19 marzo 2024
Aggiornato 06:30
La gabbia europea

Germania, ancora surplus commerciale da record (sulle nostre spalle)

Mentre in Italia qualcuno chiede a gran voce gli Stati Uniti d'Europa, la Germania nel 2017 ha di nuovo registrato il più grosso attivo del mondo nell’export

BERLINO - Mentre in Italia, in piena campagna elettorale, qualche forza politica chiede a gran voce gli Stati Uniti d'Europa, la Germania  nel 2017 ha di nuovo registrato il più grosso attivo del mondo nell’export: 287 miliardi di dollari. Non che sia una novità, visto che le terre teutoniche conservano questo primato, sulle spalle dei compagni europei, ormai da anni, e per di più è la seconda volta di seguito che Berlino totalizza questo attivo. Per avere un'idea più precisa della proporzione - per non dire la sproporzione - della bilancia commerciale tedesca, si pensi soltanto che il secondo massimo esportatore, la Cina, ha un attivo meno della metà, 135 miliardi di dollari.

Il deficit-Pil è tabù, mentre il surplus commerciale tedesco...
Una situazione che è palesemente contraria alle stesse regole europee, a cui Berlino non esita a richiamare i colleghi europei non appena questi sgarrano, ad esempio, sul rapporto deficit/Pil ufficialmente fissato al 3%. Allo stesso modo, l'eccedenza della bilancia commerciale, in teoria, non dovrebbe superare il 3%, ma questo limite è stato portato al 6% proprio per non mettere troppo in difficoltà la stessa Germania. Perchè dunque, viene da chiedersi, le cosiddette «cicale» del Sud Europa sono attentamente sorvegliate per non sforare il 3% sul deficit/Pil, mentre alle «formiche» tedesche (concedeteci l'ironia) è consentito di accumulare un incredibile surplus commerciale? Perchè quando un politico italiano, in campagna elettorale, ventila la possibilità di sforare sul 3%, immediatamente i vertici europei storcono il naso, mentre non fanno lo stesso nei confronti della cosiddetta «Locomotiva d'Europa»?

L'immigrazione europea responsabile del dumping salariale?
La domanda, naturalmente, è retorica. Ma a noi viene da chiederci anche come mai, con questo enorme attivo, i salari della Germania dei mini jobs restino così bassi. La risposta è giunta, pur tenuta in sordina dai media, direttamente da Jens Weidmann, il presidente della Bundesbank.
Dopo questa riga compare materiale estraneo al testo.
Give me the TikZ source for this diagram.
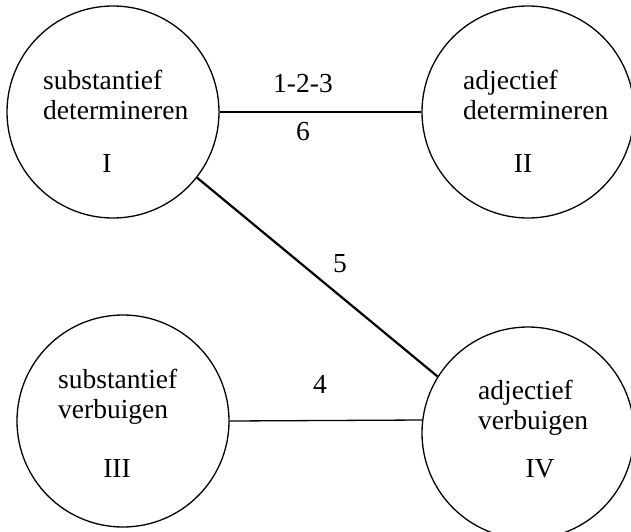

Che ha di recente rilevato come sia «L’immigrazione da altri stati membri della UE» ad essere in parte «responsabile della pressione sottotono dei salari in Germania». Un'affermazione evidentemente stridente con la politica «delle porte aperte» tenuta dalla Cancelliera nel 2015 nei confronti di profughi e rifugiati, soprattutto perché una delle conseguenze acclarate dal punto di vista economico dell'immigrazione di massa, specialmente se meno qualificata rispetto agli standard locali, è proprio quella di piegare al ribasso gli stipendi dei lavoratori autoctoni, che devono rendersi sempre più competitivi rispetto a quelli dei nuovi arrivati (e noi ve ne avevamo già parlato qui). Dalle parole di Weidmann, però, la «colpa» del dumping salariale andrebbe, innanzitutto, all'immigrazione europea. 

Le (incredibili) giustificazioni di Weidmann
Non solo: Weidmann ha anche difeso in questi termini le eccedenze della bilancia commerciale tedesca: «Non si può vedere il surplus tedesco isolato, ma bisogna considerare la zona euro nel suo insieme, la cui bilancia commerciale accumulata è molto lontana dal surplus tedesco», ha dichiarato. E ha aggiunto: «Il marcato aumento del recente avanzo è stato causato dai bassi prezzi del petrolio e delle materie prime e dall’euro relativamente debole. Inoltre, l’aumento dell’eccedenza riflette la politica monetaria molto allentata nell’area dell’euro». Weidmann, con queste parole, ha in pratica scaricato la responsabilità del surplus sugli altri europei, che importano beni tedeschi anche a causa delle, o grazie alle, politiche monetarie della Bce. Il numero uno della Bundesbank, tuttavia, non dice che sono proprio i salari bassi o ai limiti della sopravvivenza percepiti da 2,7 milioni di lavoratori europei in Germania una delle cause del mostruoso disavanzo commerciale tedesco. Salari che Berlino ha, evidentemente, tutto l'interesse di mantenere al ribasso.